BEGIN Provided material
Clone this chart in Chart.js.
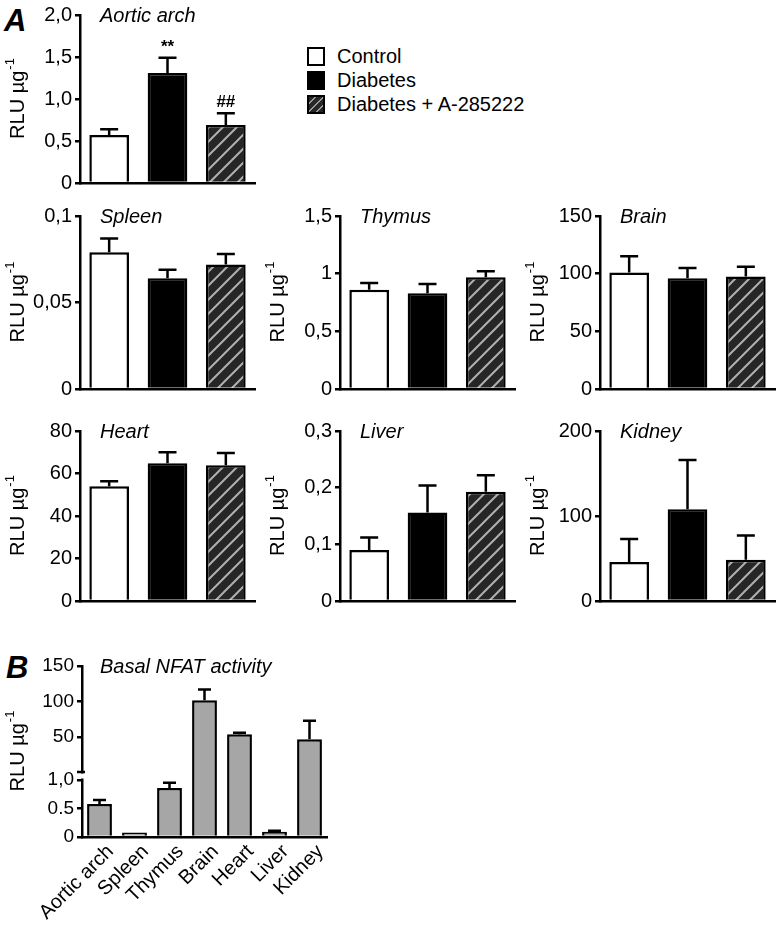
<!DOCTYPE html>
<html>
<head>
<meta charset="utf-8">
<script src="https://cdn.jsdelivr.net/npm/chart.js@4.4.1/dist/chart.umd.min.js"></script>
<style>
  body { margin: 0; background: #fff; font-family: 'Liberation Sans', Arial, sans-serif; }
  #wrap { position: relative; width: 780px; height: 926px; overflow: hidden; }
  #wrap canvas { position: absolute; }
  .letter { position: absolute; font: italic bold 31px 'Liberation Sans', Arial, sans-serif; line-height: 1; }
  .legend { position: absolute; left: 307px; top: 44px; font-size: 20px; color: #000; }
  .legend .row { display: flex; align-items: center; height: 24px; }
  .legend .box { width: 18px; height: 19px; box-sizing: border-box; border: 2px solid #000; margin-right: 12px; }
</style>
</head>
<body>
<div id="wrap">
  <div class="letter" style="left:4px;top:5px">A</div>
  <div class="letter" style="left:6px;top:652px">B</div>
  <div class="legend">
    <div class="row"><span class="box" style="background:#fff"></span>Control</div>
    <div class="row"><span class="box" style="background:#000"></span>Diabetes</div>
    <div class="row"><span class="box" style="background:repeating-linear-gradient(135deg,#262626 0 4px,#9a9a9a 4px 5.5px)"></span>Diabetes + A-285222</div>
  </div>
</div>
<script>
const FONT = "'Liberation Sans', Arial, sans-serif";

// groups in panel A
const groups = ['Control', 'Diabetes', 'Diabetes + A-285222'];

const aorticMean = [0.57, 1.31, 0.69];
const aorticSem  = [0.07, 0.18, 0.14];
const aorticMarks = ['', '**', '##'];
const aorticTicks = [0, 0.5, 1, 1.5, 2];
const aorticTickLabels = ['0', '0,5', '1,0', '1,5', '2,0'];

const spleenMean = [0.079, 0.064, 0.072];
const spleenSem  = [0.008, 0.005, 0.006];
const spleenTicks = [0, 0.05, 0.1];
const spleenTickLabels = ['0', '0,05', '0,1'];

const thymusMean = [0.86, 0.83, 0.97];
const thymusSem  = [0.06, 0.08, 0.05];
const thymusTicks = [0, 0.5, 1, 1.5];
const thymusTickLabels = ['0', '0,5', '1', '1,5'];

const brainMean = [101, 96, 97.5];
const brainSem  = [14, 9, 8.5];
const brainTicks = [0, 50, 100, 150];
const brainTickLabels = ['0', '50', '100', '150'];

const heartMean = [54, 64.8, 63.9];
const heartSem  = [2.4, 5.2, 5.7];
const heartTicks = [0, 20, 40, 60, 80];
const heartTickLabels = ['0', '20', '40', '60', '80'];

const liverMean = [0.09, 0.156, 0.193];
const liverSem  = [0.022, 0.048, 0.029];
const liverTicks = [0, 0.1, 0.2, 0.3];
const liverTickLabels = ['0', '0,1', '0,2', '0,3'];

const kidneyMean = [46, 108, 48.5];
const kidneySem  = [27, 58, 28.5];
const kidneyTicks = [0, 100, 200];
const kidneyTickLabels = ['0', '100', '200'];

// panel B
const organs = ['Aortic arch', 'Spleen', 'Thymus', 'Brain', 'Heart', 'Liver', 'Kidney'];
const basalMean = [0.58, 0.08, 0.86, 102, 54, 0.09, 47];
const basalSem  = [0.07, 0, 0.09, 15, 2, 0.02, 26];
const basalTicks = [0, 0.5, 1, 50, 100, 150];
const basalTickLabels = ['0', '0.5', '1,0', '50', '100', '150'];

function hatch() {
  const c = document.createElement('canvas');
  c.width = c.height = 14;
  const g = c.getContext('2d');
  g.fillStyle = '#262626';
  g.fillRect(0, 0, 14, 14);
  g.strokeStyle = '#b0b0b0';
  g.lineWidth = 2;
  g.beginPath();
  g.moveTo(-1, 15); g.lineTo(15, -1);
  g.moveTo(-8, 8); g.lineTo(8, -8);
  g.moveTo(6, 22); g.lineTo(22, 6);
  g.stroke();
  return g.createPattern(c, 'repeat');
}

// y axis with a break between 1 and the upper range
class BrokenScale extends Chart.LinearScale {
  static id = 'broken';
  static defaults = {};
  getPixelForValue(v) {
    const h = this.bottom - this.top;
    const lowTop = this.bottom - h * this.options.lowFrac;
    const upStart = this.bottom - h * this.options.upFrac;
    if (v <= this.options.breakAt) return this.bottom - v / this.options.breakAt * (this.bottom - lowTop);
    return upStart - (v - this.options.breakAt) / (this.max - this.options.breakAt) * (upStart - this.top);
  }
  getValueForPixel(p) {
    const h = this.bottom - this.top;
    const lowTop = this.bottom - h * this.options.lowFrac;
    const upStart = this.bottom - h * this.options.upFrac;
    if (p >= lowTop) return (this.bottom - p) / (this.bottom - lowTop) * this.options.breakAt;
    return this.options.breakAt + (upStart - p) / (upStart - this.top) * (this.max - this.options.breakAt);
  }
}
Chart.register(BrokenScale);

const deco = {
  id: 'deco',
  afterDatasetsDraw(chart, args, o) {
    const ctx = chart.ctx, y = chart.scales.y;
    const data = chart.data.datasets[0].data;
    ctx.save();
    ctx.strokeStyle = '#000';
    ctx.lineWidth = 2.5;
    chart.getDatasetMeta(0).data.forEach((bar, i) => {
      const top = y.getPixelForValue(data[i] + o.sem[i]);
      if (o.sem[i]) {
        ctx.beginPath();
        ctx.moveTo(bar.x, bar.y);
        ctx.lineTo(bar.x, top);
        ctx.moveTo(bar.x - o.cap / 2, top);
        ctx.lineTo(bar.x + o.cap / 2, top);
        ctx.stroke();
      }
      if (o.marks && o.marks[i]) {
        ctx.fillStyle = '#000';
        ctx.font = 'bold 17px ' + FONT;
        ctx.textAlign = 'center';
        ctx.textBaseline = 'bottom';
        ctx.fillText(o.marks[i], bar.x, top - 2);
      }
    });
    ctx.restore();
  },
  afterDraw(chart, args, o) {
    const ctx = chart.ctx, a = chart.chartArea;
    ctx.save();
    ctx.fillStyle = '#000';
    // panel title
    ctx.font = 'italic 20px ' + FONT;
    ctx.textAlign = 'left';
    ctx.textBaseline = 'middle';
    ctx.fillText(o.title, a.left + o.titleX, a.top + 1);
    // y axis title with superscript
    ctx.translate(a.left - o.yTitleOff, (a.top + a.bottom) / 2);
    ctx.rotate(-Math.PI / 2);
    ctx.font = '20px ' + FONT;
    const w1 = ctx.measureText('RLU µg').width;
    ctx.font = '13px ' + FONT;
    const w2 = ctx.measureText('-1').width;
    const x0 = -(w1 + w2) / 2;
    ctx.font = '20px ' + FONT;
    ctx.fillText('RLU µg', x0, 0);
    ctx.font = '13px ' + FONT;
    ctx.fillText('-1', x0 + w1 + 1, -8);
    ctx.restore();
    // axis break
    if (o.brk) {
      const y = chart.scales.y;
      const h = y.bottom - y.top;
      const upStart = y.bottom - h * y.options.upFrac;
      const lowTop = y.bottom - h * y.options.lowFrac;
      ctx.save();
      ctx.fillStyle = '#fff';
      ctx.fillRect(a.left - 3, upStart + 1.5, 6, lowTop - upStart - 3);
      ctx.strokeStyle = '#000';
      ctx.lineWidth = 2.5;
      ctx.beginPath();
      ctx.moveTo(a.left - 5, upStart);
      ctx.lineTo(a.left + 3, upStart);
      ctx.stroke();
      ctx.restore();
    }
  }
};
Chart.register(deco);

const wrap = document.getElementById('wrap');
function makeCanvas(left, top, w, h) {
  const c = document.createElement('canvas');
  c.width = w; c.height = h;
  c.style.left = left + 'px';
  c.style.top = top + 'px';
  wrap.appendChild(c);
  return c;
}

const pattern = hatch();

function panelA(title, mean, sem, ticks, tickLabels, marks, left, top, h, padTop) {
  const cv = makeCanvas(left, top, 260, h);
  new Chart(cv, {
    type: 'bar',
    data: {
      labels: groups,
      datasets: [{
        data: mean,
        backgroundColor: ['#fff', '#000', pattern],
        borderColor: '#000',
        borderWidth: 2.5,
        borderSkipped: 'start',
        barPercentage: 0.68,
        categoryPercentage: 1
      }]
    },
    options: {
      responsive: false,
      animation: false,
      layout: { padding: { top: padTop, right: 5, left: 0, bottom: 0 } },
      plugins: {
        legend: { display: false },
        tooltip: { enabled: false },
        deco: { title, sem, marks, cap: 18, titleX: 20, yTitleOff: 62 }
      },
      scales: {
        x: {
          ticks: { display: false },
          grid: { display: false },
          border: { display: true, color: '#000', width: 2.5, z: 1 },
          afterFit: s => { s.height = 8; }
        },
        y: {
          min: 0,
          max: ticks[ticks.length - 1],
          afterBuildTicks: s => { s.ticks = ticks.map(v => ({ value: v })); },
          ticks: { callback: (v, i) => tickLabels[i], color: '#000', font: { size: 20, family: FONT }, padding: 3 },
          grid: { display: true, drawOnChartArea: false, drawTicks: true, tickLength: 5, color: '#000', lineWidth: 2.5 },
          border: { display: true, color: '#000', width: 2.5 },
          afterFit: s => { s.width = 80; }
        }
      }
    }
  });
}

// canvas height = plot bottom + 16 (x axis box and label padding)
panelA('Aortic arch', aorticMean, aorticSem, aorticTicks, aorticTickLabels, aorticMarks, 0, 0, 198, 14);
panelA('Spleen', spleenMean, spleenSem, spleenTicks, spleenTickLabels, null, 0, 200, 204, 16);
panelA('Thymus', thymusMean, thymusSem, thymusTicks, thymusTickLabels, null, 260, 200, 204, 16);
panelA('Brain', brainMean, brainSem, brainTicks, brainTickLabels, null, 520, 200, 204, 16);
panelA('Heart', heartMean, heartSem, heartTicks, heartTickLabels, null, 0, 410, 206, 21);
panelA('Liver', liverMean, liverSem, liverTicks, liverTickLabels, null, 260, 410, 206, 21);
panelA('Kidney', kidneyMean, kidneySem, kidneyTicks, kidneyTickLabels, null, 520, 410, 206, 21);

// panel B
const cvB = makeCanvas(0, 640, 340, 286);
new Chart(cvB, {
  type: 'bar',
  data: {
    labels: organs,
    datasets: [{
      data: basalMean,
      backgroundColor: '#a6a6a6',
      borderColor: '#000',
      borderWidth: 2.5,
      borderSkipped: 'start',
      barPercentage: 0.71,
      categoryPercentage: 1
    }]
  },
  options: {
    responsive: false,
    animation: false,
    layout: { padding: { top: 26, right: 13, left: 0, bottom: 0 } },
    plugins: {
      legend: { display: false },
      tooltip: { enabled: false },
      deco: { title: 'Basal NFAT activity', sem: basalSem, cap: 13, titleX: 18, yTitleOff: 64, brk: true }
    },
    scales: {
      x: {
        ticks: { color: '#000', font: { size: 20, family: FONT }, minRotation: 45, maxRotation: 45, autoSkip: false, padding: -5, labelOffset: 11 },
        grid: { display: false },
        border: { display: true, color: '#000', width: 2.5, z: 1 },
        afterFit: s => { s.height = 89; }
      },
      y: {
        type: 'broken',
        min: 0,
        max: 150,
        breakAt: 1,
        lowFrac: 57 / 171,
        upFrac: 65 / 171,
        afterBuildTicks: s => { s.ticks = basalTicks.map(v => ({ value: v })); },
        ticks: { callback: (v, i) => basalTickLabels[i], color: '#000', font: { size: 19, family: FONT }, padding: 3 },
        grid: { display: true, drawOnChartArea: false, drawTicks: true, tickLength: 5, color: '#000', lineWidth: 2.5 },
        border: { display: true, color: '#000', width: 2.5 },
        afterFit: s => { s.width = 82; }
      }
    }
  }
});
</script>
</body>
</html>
END Provided material
BEGIN Provided material
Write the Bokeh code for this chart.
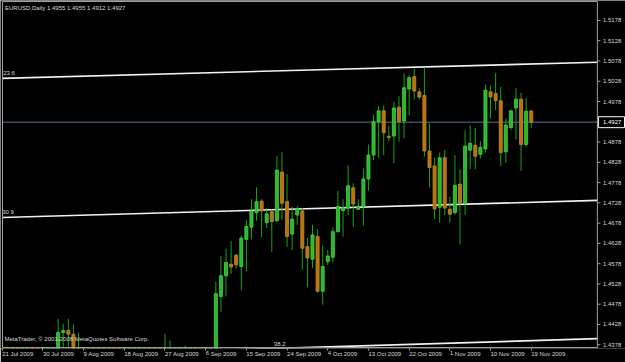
END Provided material
BEGIN Provided material
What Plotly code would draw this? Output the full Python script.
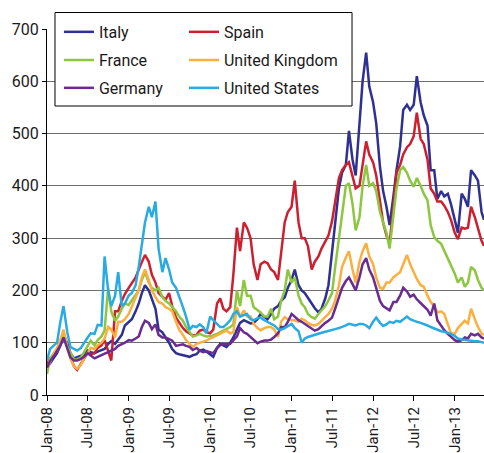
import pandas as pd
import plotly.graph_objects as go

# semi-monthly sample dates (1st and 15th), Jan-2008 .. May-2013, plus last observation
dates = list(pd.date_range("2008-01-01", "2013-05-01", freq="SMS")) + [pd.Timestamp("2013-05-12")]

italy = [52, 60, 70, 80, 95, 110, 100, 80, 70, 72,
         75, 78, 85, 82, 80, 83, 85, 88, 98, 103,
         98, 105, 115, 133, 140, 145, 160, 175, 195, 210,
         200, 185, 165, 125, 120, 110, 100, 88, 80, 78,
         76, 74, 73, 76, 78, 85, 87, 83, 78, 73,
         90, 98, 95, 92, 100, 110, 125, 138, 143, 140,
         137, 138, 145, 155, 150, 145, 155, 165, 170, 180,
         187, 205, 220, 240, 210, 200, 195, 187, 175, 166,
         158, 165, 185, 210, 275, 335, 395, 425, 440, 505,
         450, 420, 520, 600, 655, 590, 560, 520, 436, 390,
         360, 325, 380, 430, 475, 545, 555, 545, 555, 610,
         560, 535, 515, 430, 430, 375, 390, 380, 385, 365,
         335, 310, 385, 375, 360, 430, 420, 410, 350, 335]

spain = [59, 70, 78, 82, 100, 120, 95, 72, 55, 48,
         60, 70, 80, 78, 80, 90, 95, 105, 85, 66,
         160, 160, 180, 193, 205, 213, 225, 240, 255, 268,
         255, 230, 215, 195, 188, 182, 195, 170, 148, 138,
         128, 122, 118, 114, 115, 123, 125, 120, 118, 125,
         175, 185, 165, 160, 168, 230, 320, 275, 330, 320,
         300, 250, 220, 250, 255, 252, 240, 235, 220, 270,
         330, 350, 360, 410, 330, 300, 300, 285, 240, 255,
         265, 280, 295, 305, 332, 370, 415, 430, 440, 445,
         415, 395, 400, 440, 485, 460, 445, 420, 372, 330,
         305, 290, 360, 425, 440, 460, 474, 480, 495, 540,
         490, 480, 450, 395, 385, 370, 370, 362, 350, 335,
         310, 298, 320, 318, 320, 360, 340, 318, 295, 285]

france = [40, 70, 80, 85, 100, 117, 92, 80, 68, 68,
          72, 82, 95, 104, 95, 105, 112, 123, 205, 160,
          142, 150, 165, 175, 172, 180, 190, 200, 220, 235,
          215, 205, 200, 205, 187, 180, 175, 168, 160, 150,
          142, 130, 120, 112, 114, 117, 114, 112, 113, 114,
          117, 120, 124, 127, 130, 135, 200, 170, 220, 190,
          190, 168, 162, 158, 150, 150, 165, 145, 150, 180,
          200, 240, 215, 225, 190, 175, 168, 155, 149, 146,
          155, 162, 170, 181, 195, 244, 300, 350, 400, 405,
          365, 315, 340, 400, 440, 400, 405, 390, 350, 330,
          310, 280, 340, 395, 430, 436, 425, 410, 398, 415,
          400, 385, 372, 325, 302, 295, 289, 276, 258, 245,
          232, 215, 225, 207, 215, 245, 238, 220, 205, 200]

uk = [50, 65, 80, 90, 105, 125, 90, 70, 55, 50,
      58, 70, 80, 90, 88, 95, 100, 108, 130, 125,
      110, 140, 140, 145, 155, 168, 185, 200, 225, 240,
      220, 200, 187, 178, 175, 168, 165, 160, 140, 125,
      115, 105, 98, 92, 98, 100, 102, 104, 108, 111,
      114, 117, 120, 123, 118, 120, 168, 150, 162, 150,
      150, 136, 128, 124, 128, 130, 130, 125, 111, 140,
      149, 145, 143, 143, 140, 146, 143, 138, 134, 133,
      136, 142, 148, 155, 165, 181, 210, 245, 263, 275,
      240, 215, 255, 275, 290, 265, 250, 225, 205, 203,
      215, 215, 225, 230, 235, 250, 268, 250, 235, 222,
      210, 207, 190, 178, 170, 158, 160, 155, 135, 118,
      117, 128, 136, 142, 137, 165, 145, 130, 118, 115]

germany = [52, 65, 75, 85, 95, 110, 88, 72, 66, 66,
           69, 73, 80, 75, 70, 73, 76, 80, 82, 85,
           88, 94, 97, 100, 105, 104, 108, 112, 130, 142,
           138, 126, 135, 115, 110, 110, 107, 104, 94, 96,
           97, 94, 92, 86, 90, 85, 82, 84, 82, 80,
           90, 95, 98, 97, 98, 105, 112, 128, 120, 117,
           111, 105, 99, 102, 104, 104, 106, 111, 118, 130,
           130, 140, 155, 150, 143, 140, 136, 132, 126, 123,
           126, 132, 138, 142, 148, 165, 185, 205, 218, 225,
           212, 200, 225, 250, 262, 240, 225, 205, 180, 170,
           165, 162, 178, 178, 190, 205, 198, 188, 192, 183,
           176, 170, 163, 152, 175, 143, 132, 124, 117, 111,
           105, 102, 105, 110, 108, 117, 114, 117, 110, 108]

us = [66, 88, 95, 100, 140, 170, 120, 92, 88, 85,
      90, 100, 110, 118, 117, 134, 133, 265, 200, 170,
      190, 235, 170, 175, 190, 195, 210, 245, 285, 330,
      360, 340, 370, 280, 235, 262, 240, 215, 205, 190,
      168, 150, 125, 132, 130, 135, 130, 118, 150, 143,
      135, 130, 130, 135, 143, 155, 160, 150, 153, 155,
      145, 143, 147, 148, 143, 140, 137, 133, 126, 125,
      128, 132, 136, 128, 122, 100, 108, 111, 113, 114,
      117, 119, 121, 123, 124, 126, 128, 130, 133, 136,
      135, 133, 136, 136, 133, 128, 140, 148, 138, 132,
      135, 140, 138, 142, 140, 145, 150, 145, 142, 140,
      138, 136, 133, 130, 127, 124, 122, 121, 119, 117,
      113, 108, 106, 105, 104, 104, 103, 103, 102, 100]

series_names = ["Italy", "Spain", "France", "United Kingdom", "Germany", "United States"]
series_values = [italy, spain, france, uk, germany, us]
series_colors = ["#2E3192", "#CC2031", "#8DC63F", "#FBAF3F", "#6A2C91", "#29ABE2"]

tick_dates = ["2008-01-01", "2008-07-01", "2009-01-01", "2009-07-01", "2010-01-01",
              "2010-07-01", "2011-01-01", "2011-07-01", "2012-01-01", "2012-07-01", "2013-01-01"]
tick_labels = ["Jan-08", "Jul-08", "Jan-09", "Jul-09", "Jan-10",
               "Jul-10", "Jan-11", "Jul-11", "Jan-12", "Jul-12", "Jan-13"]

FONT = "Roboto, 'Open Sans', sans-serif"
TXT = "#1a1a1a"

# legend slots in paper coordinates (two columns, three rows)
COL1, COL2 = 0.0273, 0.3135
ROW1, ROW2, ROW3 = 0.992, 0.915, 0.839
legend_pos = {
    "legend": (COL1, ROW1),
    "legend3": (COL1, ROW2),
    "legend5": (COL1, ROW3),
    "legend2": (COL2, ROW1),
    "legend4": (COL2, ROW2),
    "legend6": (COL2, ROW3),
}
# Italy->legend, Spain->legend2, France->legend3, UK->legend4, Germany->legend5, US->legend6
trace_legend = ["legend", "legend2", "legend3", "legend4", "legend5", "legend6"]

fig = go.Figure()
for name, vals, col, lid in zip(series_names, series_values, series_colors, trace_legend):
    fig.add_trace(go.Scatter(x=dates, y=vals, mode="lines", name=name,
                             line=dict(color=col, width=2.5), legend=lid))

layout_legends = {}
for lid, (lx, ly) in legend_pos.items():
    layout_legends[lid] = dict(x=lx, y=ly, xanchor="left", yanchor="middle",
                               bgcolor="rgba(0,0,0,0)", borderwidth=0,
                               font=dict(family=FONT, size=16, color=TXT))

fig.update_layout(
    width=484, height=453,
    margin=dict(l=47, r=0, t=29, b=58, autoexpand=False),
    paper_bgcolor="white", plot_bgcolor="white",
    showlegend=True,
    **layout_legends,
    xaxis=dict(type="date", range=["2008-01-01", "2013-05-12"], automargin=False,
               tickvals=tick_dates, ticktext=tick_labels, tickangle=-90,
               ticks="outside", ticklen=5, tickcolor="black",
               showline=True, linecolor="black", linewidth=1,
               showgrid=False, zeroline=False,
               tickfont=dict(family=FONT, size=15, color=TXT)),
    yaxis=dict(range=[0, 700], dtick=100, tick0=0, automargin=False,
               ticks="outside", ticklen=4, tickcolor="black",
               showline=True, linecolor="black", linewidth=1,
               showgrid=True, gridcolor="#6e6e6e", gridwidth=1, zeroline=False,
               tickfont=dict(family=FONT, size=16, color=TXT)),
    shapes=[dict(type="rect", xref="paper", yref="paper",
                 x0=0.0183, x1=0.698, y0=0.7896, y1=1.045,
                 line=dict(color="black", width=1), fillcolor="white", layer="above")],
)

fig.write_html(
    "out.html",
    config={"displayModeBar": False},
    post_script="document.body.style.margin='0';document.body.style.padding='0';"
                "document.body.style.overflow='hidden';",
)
END Provided material
Omit all pictures, and reproduce exactly the lines from the one holding "What Plotly code" through the one holding "310, 298, 320, 318, 320, 360, 340, 318, 295, 285]", both included.

What Plotly code would draw this? Output the full Python script.
import pandas as pd
import plotly.graph_objects as go

# semi-monthly sample dates (1st and 15th), Jan-2008 .. May-2013, plus last observation
dates = list(pd.date_range("2008-01-01", "2013-05-01", freq="SMS")) + [pd.Timestamp("2013-05-12")]

italy = [52, 60, 70, 80, 95, 110, 100, 80, 70, 72,
         75, 78, 85, 82, 80, 83, 85, 88, 98, 103,
         98, 105, 115, 133, 140, 145, 160, 175, 195, 210,
         200, 185, 165, 125, 120, 110, 100, 88, 80, 78,
         76, 74, 73, 76, 78, 85, 87, 83, 78, 73,
         90, 98, 95, 92, 100, 110, 125, 138, 143, 140,
         137, 138, 145, 155, 150, 145, 155, 165, 170, 180,
         187, 205, 220, 240, 210, 200, 195, 187, 175, 166,
         158, 165, 185, 210, 275, 335, 395, 425, 440, 505,
         450, 420, 520, 600, 655, 590, 560, 520, 436, 390,
         360, 325, 380, 430, 475, 545, 555, 545, 555, 610,
         560, 535, 515, 430, 430, 375, 390, 380, 385, 365,
         335, 310, 385, 375, 360, 430, 420, 410, 350, 335]

spain = [59, 70, 78, 82, 100, 120, 95, 72, 55, 48,
         60, 70, 80, 78, 80, 90, 95, 105, 85, 66,
         160, 160, 180, 193, 205, 213, 225, 240, 255, 268,
         255, 230, 215, 195, 188, 182, 195, 170, 148, 138,
         128, 122, 118, 114, 115, 123, 125, 120, 118, 125,
         175, 185, 165, 160, 168, 230, 320, 275, 330, 320,
         300, 250, 220, 250, 255, 252, 240, 235, 220, 270,
         330, 350, 360, 410, 330, 300, 300, 285, 240, 255,
         265, 280, 295, 305, 332, 370, 415, 430, 440, 445,
         415, 395, 400, 440, 485, 460, 445, 420, 372, 330,
         305, 290, 360, 425, 440, 460, 474, 480, 495, 540,
         490, 480, 450, 395, 385, 370, 370, 362, 350, 335,
         310, 298, 320, 318, 320, 360, 340, 318, 295, 285]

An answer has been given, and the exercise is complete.